Le plan communal de sécurité coopère avec la Police Nationale Bolivarienne (PNB) mais n’est pas un appendice de cet organisme gouvernemental. Chaque équipe de sécurité aura un porte-parole qui coordonnera son activité et, si nécessaire, pourra travailler avec la PNB. Il y aura également des personnes chargées de recueillir les informations des organisations citoyennes, et nous établirons la figure du médiateur de paix. Notre plan de sécurité communal n’est pas punitif mais plutôt conciliateur. »
Interview : Cira Pascual Marquina et Chris Gilbert – Venezuelanalysis
Le 23 mars 2022 au Venezuela est une journée parmi tant d’autres, parmi des milliers de journées d’une révolution totalement occultée par les grands médias. Dans l’ouest populaire de Caracas des mouvements féministes et le conseil communal Manuela Saénz inaugurent « La Morada », un espace d’écoute, de soins et de prévention pour les femmes et les fillettes. Pendant ce temps, la Commune Altos de Lidice à laquelle nous avons consacré un documentaire, vient d’être déclarée officiellement « territoire libre de malnutrition » et un de ses organisateurs dialogue en direct avec le président. A la demande de ce dernier, le nouveau Ministre des Communes et des Mouvements Sociaux Jorge Arreaza se réunit avec le Ministre de la Construction pour analyser les avancées des projets de logement public pensés et réalisés par les organisations populaires… tandis que les femmes organisées d’Antimano construisent de leurs mains le dernier étage de leur futur immeuble.

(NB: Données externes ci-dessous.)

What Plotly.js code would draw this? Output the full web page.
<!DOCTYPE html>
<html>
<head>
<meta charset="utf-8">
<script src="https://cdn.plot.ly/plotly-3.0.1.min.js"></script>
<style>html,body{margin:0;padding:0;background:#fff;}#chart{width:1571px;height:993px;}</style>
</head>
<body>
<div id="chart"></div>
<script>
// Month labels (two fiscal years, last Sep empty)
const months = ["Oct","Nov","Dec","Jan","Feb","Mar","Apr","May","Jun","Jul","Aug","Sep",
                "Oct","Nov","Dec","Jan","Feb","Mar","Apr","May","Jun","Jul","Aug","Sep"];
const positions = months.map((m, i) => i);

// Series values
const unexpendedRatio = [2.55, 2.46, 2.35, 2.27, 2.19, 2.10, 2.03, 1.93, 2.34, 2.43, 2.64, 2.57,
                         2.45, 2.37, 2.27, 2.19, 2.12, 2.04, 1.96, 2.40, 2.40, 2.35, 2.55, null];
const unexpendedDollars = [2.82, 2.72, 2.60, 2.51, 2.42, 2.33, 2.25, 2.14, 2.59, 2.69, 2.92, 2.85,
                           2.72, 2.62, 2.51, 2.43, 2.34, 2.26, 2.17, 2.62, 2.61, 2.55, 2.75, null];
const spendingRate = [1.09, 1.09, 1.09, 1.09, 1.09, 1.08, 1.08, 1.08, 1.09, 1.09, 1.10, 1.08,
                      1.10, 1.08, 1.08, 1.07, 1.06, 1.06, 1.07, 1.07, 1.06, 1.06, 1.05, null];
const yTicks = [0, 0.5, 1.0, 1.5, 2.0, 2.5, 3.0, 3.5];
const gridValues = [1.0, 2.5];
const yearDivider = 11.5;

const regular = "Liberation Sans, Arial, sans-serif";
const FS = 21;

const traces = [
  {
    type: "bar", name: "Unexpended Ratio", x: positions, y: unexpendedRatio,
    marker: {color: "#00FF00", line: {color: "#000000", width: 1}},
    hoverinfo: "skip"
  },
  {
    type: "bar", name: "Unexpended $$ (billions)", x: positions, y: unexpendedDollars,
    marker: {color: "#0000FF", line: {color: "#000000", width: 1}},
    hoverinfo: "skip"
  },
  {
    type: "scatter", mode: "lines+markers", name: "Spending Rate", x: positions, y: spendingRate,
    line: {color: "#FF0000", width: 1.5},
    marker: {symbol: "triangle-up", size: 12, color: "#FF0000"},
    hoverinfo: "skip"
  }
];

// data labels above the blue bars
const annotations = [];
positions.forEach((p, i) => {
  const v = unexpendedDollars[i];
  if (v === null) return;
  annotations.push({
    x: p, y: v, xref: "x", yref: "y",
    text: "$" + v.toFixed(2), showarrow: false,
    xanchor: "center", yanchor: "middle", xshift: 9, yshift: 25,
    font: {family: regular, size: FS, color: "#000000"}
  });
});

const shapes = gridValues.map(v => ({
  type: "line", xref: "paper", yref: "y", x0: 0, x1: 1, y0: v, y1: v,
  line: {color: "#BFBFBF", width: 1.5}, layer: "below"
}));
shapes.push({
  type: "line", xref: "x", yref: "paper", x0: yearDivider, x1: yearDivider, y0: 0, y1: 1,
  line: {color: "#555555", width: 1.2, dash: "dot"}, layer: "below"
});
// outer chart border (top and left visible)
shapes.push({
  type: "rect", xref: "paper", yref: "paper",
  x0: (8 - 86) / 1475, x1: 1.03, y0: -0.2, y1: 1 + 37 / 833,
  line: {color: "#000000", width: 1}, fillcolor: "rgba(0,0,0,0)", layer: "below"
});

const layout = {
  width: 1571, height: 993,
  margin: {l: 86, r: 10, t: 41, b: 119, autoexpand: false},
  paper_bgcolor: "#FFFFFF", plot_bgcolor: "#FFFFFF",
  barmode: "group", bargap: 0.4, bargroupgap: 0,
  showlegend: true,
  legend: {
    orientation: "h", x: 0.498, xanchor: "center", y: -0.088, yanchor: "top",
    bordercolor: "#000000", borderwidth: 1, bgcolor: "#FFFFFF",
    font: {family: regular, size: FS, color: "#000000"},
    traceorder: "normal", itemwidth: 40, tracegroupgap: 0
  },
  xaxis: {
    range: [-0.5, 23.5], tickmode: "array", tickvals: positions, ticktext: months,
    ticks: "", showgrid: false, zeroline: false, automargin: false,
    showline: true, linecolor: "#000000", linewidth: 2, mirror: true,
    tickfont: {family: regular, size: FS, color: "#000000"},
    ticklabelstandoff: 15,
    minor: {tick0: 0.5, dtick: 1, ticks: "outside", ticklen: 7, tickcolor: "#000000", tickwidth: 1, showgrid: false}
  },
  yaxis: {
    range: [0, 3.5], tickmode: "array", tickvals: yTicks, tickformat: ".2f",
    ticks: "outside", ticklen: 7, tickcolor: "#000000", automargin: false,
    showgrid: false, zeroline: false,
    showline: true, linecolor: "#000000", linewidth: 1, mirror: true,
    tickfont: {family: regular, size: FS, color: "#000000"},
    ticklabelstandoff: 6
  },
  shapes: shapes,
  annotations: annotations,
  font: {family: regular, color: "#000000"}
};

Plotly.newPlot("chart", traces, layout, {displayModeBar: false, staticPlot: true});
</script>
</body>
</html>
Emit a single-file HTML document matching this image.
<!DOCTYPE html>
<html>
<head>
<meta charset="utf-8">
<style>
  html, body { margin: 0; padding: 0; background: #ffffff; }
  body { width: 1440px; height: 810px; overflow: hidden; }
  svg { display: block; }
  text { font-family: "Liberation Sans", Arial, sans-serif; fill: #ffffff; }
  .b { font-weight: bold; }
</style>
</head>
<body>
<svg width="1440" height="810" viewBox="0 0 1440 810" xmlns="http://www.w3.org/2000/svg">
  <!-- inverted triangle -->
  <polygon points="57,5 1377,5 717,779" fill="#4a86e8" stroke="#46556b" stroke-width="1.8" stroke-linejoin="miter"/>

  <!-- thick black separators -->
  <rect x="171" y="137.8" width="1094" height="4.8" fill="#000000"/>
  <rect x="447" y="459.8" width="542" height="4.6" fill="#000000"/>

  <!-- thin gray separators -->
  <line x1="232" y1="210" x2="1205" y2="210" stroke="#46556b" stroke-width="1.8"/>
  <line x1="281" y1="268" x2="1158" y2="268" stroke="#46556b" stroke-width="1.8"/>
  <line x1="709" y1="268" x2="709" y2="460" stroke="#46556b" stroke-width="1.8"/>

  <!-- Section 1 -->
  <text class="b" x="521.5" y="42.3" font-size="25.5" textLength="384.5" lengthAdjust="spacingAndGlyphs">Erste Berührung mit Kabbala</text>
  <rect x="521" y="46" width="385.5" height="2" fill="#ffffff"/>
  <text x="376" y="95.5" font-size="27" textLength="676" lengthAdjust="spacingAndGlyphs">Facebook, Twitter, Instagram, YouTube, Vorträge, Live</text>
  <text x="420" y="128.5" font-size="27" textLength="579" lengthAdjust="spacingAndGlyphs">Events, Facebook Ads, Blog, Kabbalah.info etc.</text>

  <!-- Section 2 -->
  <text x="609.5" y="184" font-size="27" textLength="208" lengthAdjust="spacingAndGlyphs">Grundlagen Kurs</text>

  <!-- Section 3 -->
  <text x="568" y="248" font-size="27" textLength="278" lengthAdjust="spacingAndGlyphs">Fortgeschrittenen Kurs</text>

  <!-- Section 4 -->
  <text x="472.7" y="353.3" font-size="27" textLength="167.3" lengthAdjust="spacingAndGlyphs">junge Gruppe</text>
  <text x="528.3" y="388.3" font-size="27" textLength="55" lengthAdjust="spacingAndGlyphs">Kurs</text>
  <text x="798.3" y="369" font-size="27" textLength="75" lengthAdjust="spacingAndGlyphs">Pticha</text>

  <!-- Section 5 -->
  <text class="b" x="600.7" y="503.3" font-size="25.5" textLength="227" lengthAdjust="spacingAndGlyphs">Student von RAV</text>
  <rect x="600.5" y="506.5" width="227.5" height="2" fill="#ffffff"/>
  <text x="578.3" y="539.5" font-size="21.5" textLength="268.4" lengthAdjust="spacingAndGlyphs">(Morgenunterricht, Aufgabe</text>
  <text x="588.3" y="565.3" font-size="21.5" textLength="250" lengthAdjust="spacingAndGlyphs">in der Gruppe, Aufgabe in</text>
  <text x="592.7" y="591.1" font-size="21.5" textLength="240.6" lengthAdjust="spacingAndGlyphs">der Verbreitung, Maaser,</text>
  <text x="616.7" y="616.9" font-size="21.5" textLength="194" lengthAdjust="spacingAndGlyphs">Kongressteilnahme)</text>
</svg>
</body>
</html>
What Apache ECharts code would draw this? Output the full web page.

A l’autre bout du pays, dans l’état de Tachira, l’Institut des Terres poursuit la réforme agraire en remettant 32 titres de propriété à des paysannes qui ont développé chacune leur parcelle productive. Là, le slogan est « plus de terres sans paysannes, ni de paysannes sans terre ! » Au même moment le président Maduro annonce : « Nous devons renforcer l’articulation avec le Mouvement des Sans Terre du Brésil, répliquer au Venezuela leur production agroécologique ». Les formateurs des Sans Terre travaillent au Venezuela depuis la signature d’un accord avec le président Chávez.